‘I’m just trying to live by my conscience’
This spring, a patient told Dr. Ramona Coelho she was thinking about physician-assisted death.
Coelho gently probed to find out what was at the heart of the woman’s fear, anxiety and depression. The patient felt her life was diminished and no longer meaningful. Coelho says she steered the patient away from assisted death to finding ways to make every day seem worthwhile.
“My patients’ death wishes go away when their issues are dealt with,” says Coelho, who has practised medicine since 2007 and did palliative-care work in Montreal before moving to London, Ont., in 2012. She believes time, careful listening, affection and respect are key to a good relationship with patients.
“We have a rushed, overworked health-care system. Patients feel neglected. It can create an overwhelming anxiety. What is driving a lot of death wishes is anxiety. It’s not overwhelming pain.”
Coelho was interested in social justice long before she went to medical school. And yet she is surprised to be considered a “conscientious objector” to assisted death.
“I’m just trying to live by my conscience and with integrity,” she says.
A College of Physicians and Surgeons of Ontario policy acknowledges that physicians who object to providing medical assistance in dying for reasons of conscience or religion are not required to provide that assistance or assess whether a patient is eligible.
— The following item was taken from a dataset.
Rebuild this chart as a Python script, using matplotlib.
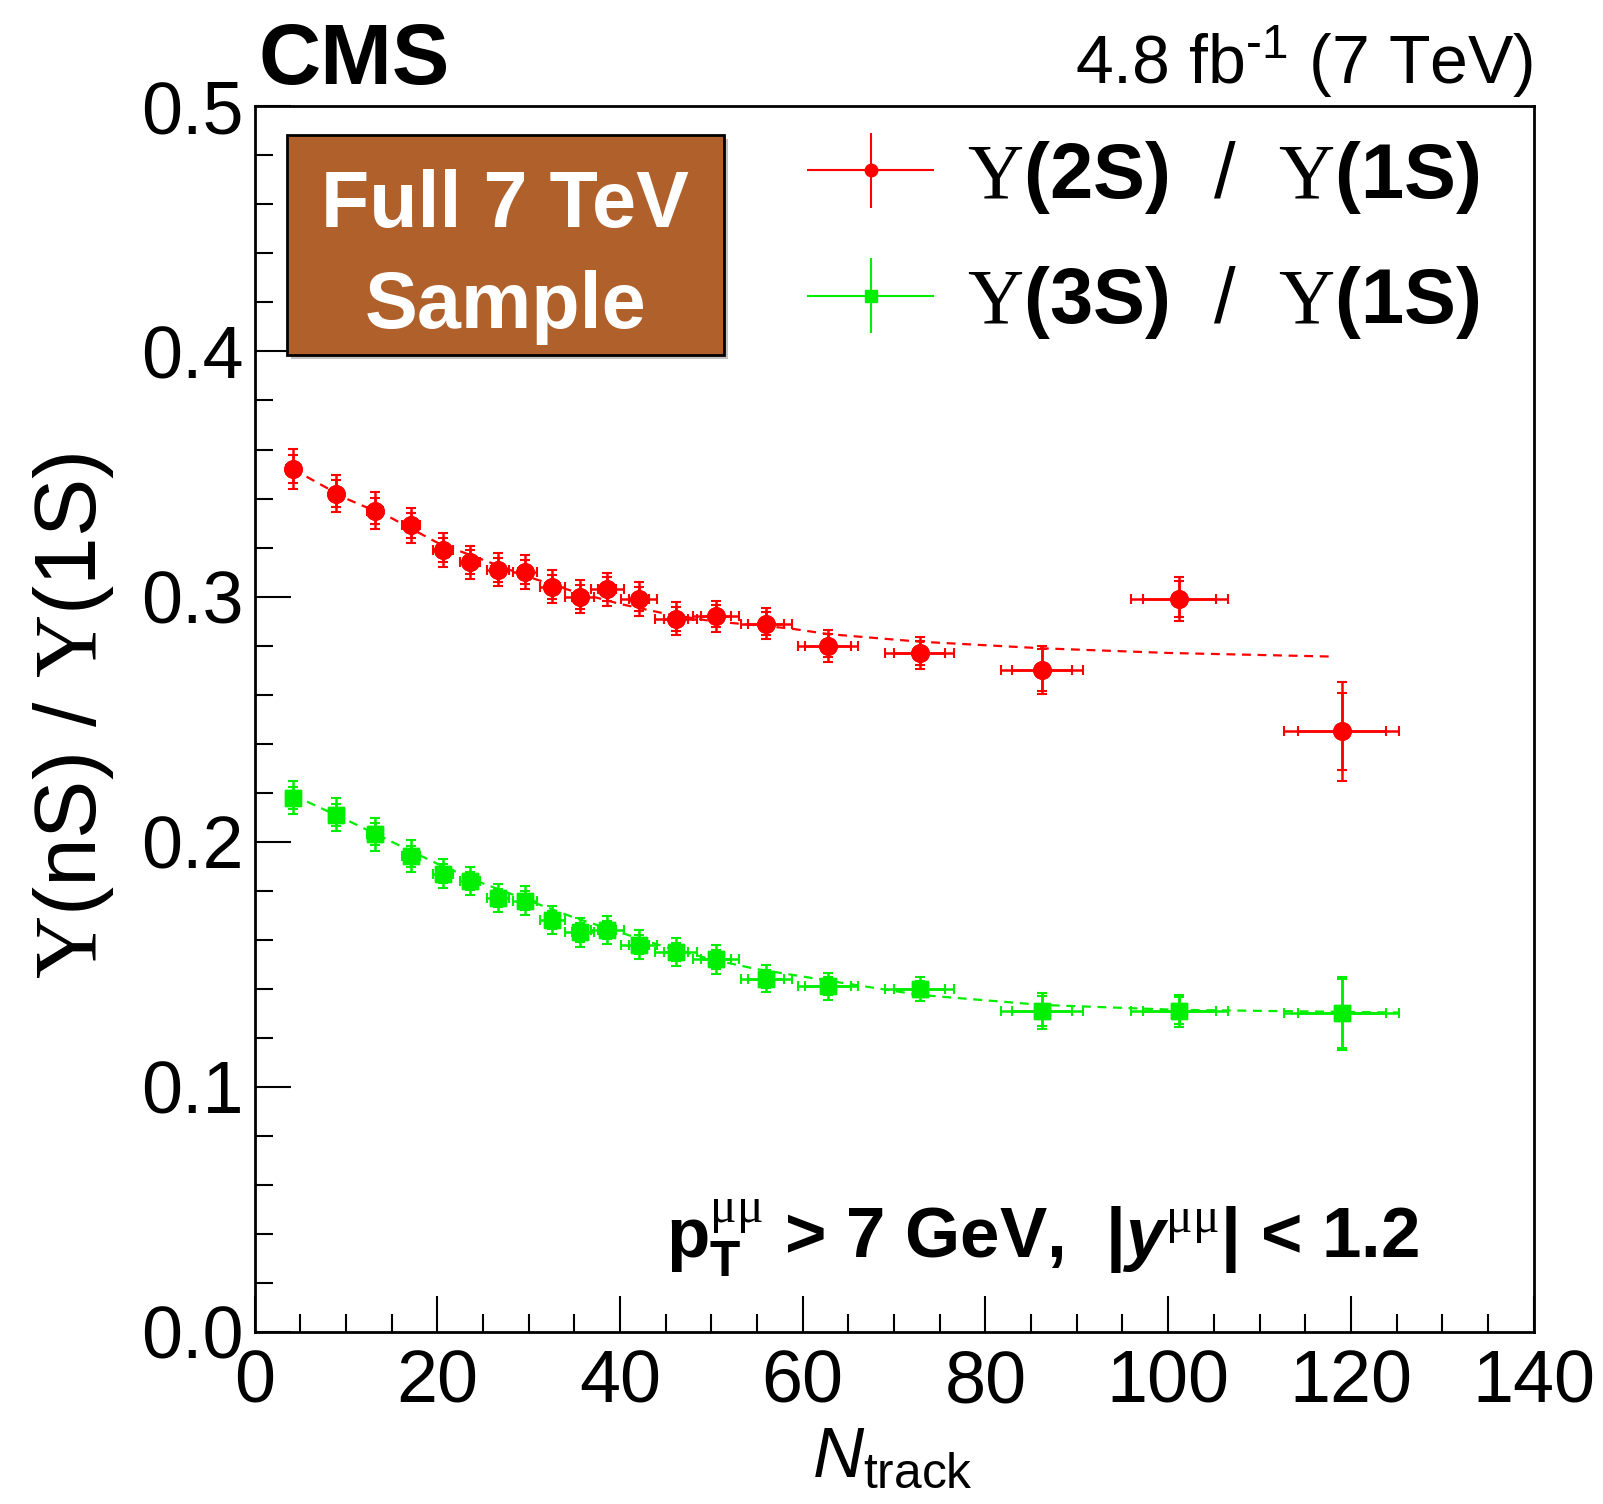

However, these conscientious objectors must provide “an effective referral” to a patient in a timely manner. That means a referral made in good faith, to a non-objecting, available and accessible physician, nurse practitioner or agency.
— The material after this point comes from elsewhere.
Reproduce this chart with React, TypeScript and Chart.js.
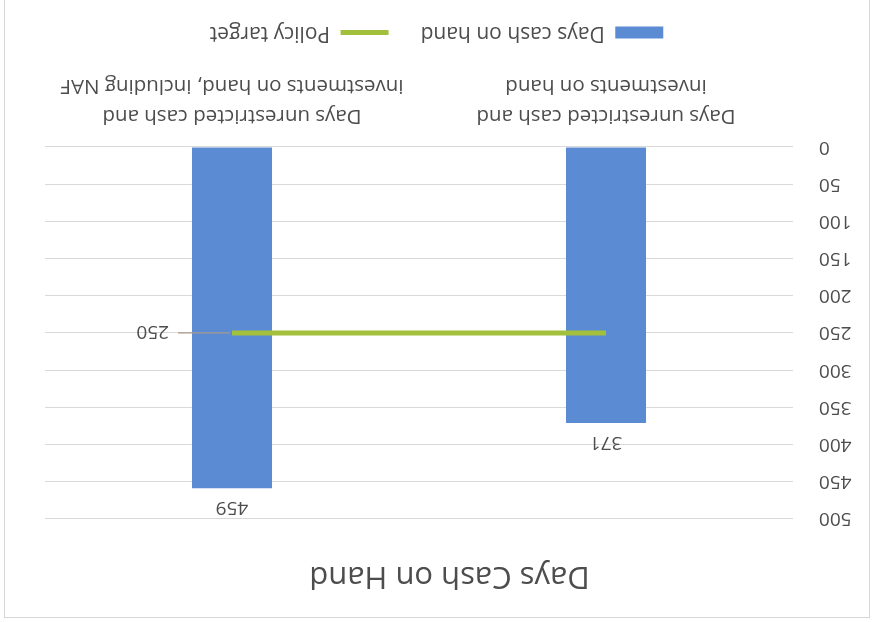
import { useEffect, useRef } from 'react';
import { Chart, registerables } from 'chart.js';

Chart.register(...registerables);

const categories: string[][] = [
  ['Days unrestricted cash and', 'investments on hand'],
  ['Days unrestricted cash and', 'investments on hand, including NAF'],
];
const daysCashOnHand: number[] = [371, 459];
const policyTarget: number[] = [250, 250];
const yMin = 0;
const yMax = 500;
const yStep = 50;
const seriesNames = ['Days cash on hand', 'Policy target'];
const chartTitle = 'Days Cash on Hand';

const FONT = '"Open Sans", "Liberation Sans", sans-serif';
const TEXT = '#4d4d4d';
const BLUE = '#5b8bd2';
const GREEN = '#a2c03c';

const labelPlugin = {
  id: 'valueLabels',
  afterDatasetsDraw(chart: any) {
    const ctx = chart.ctx;
    ctx.save();
    ctx.font = `19px ${FONT}`;
    ctx.fillStyle = TEXT;
    const barMeta = chart.getDatasetMeta(0);
    barMeta.data.forEach((el: any, i: number) => {
      ctx.textAlign = 'center';
      ctx.textBaseline = 'bottom';
      ctx.fillText(String(daysCashOnHand[i]), el.x, el.y - 10);
    });
    const lineMeta = chart.getDatasetMeta(1);
    const last = lineMeta.data[lineMeta.data.length - 1];
    ctx.strokeStyle = '#a8998c';
    ctx.lineWidth = 1.2;
    ctx.beginPath();
    ctx.moveTo(last.x + 2, last.y);
    ctx.lineTo(last.x + 54, last.y);
    ctx.stroke();
    ctx.textAlign = 'left';
    ctx.textBaseline = 'middle';
    ctx.fillText(String(policyTarget[policyTarget.length - 1]), last.x + 63, last.y + 1);
    ctx.restore();
  },
};

const legendShift = {
  id: 'legendShift',
  afterLayout(chart: any) {
    if (chart.legend) {
      chart.legend.left += 13;
      chart.legend.right += 13;
    }
  },
};

export default function App() {
  const ref = useRef<HTMLCanvasElement | null>(null);

  useEffect(() => {
    if (!ref.current) return;
    const chart = new Chart(ref.current, {
      type: 'bar',
      data: {
        labels: categories,
        datasets: [
          {
            type: 'bar',
            label: seriesNames[0],
            data: daysCashOnHand,
            backgroundColor: BLUE,
            borderWidth: 0,
            categoryPercentage: 1,
            barPercentage: 0.214,
            pointStyle: 'rect',
            order: 1,
          } as any,
          {
            type: 'line',
            label: seriesNames[1],
            data: policyTarget,
            borderColor: GREEN,
            backgroundColor: GREEN,
            borderWidth: 5,
            pointRadius: 0,
            pointStyle: 'line',
            order: 0,
          } as any,
        ],
      },
      options: {
        animation: false,
        responsive: false,
        layout: { padding: { left: 15, right: 39, top: 0, bottom: 12 } },
        plugins: {
          title: {
            display: true,
            text: chartTitle,
            font: { family: FONT, size: 31, weight: 'normal' },
            color: TEXT,
            padding: { top: 23, bottom: 38 },
          },
          legend: {
            position: 'bottom',
            labels: {
              usePointStyle: true,
              pointStyleWidth: 48,
              boxHeight: 12,
              padding: 32,
              font: { family: FONT, size: 21 },
              color: TEXT,
              sort: (a: any, b: any) => a.datasetIndex - b.datasetIndex,
            },
          },
          tooltip: { enabled: false },
        },
        scales: {
          x: {
            grid: { display: false, drawTicks: false },
            border: { display: false },
            ticks: {
              padding: 16,
              font: { family: FONT, size: 20.5, lineHeight: 1.46 },
              color: TEXT,
              maxRotation: 0,
              autoSkip: false,
            },
            afterFit: (s: any) => {
              s.height = 72;
            },
          },
          y: {
            min: yMin,
            max: yMax,
            ticks: {
              stepSize: yStep,
              padding: 26,
              font: { family: FONT, size: 19 },
              color: TEXT,
            },
            grid: { color: '#d9d9d9', drawTicks: false },
            border: { display: false },
            afterFit: (s: any) => {
              s.width = 61;
            },
          },
        },
      } as any,
      plugins: [labelPlugin, legendShift],
    });
    return () => chart.destroy();
  }, []);

  return (
    <div
      style={{
        position: 'fixed',
        left: 0,
        top: 0,
        width: 872,
        height: 622,
        overflow: 'hidden',
        background: '#ffffff',
        transform: 'rotate(180deg)',
      }}
    >
      <div
        style={{
          position: 'absolute',
          left: 2,
          top: 4,
          width: 866,
          height: 660,
          border: '1px solid #d6d6d6',
          boxSizing: 'border-box',
        }}
      />
      <div style={{ position: 'absolute', left: 3, top: 5 }}>
        <canvas ref={ref} width={863} height={617} style={{ display: 'block' }} />
      </div>
    </div>
  );
}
This “active” referral is the sticking point for physicians like Coelho, who believe the province should set up a self-referral phone line for patients and not require physicians to act against their conscience.
“Patients want to know, ‘What would you do if you were me?’ So why would I offer them something if I feel it would be bad for them?” she says.
If a patient insisted on seeking access to assisting dying, Coelho says, she would respectfully ask that patient to find other means.
“They could still see me for emotional support. I truly have affection for people I disagree with. I wouldn’t terminate the relationship. The important thing is that we don’t abandon a patient. But you don’t have to do something that’s against your conscience.”
Coelho doesn’t want to bring religion into it. Assisted death has been a polarizing issue, and neither side is open to debate. Talking about religion creates a bias about the person making an argument, she says.
“If I brought religion into it, people would try to put me in a box and explain me away.”
The College of Physicians and Surgeons of Ontario has had no discipline cases for access to medically assisted dying, a spokeswoman says.
“In the event that we receive a complaint from the public relating to the provision of medical assistance in dying, we will investigate just as we would when a concern is raised about any other area of medical practice.”
Coelho recognizes speaking to a reporter about referring patients puts her viewpoint “out there.” But at the end of the day, a patient is free to see another doctor, she says.
“I respect free will. I can’t control people. I’m passively objecting. This law stands, unfortunately. But I shouldn’t be forced to do it. There’s a thousand other medical acts I can do. And I do them well.”